If the stronger projections verify, the consequences would be sweeping. A super El Nino continuing through winter would “nearly guarantee that 2026, 2027, or both will set records as the warmest year since 19th-century instrumental data began,” according to CNN. Live Science reported that 2027 becomes “very likely to be the warmest year on record” due to the historical lag between ENSO and surface temperatures.

Regional impacts would be far-reaching. The Atlantic hurricane season faces significant suppression due to increased wind shear, while the Pacific would see strengthened tropical cyclone activity. The United States could experience cooler-than-normal summers across the northern and central states, followed by a winter of amplified storms across the southern tier and California, according to The Washington Post. Globally, drought conditions would likely intensify across Australia, the Amazon basin, India, and central and southern Africa, while southeastern South America and the Horn of Africa face elevated flood risk.
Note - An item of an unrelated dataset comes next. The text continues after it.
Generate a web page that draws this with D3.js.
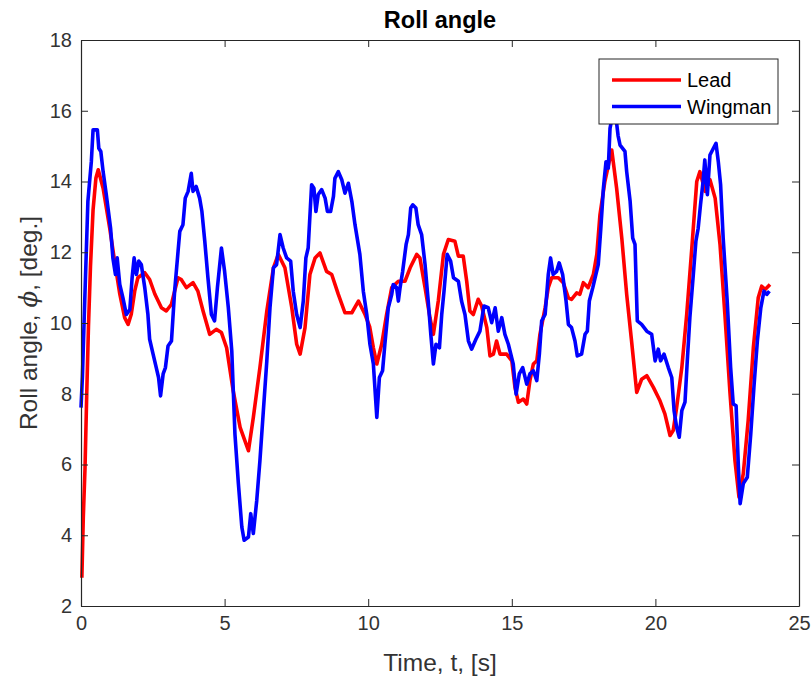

The Narrowing Window for Preparation

The convergence of model signals, while not yet definitive, is strong enough that governments, agricultural planners, and disaster preparedness agencies have a narrowing window to act. Previous super El Nino events triggered cascading effects across food systems, water resources, and public health that lasted years after the ocean temperatures normalized. With the next round of model updates expected in late May, the coming weeks will determine whether forecasters upgrade their outlooks further or whether the spring predictability barrier claims another premature consensus.